さて、ジャニーズの性加害事件が問題となっています。発端はイギリスBBCの報道でした。被害者は、数百人、もしかしたら千人を超えるかもしれないというおぞましい事件ですが、日本では報道されず、警察は何も捜査をしなかったとBBCは伝えています。日本国内では問題にされず海外から指摘されてはじめて問題となるのはなぜでしょうか。

水が高所から低所へ流れるように、文化は中心から辺境へ伝わるといわれます。日本の工業製品や日本食、漫画など、世界に広がる日本文化を見ると、まるで日本が世界の中心であるかのような錯覚を覚えます。しかし、フランス文学者の内田樹さんによれば日本は文化の中心ではありません。実は日本はむしろ文化の辺境なのです。気候危機対策では完全に立ち遅れ、エネルギーシフトもできず、時代遅れの原発にしがみついているのは、おそらく日本が文化の辺境にあるからです。

平和が文化を育てる

考えてみると議会制度、三権分立、人権、選挙制度、民主主義、ジェンダー平等、子供の人権など、その多くを日本は海外から学んできました。そして、まだまだ発展途上といえます。8年前、東京の高級宝石店に強盗が押し入り、日本の警視庁が国際指名手配した犯人がイギリスで捕らえられました。ところが、イギリスの裁判所は8月11日、犯人の日本への引き渡しを認めないという判断をしました。日本では人権が守られていないというのがその理由です。

世界に広がる日本文化は、からくり人形や北斎漫画など江戸時代にその起源があると言われます。つまり鎖国をしていた徳川時代の平和のおかげであるということです。
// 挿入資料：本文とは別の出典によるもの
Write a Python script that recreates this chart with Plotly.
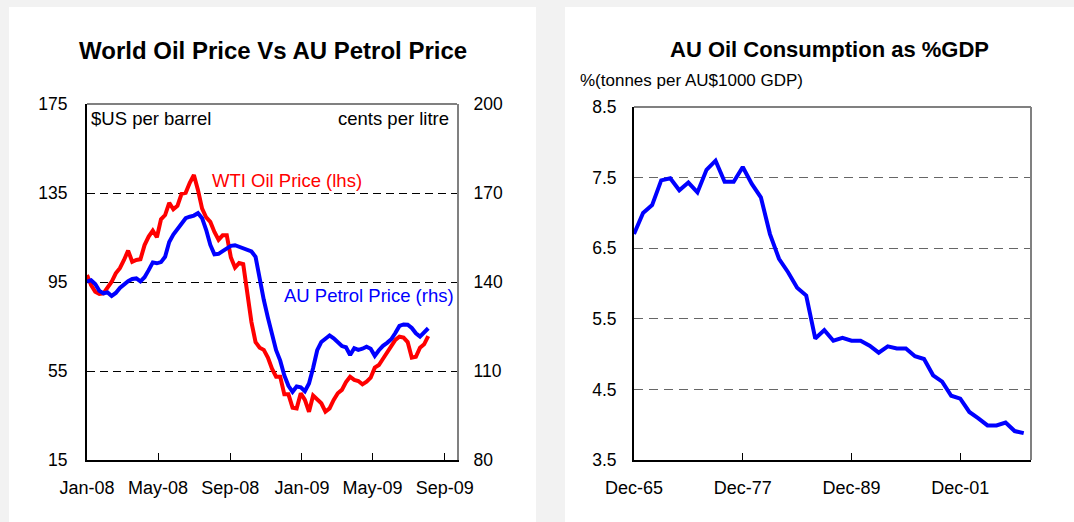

哲学者の柄谷行人さんによれば、アメリカに押しつけられた憲法九条が、戦後、日本に根付いたのはパックス・トクガワーナの太平の世があったからです。

憲法九条のノーベル平和賞で辺境から世界を照らす

経済が沈むなか、今の日本にたった一つ世界に誇れるものがあるとすれば、それは憲法九条です。今年のノーベル平和賞候補に「安保法制違憲訴訟全国ネットワーク」と「9条改憲NO!全国市民アクション」の2つ活動が推薦されています。もし受賞したならば、ノーベル賞という海外の権威を借りて日本国内の平和・護憲運動を盛り上げるとともに、世界が軍備拡大へと進むことを食い止める大きな力になることは確実です。

原発の末路は二通り、事故か廃炉か、壊れるか壊すか、壊れる前に壊す。必ず廃炉にできます。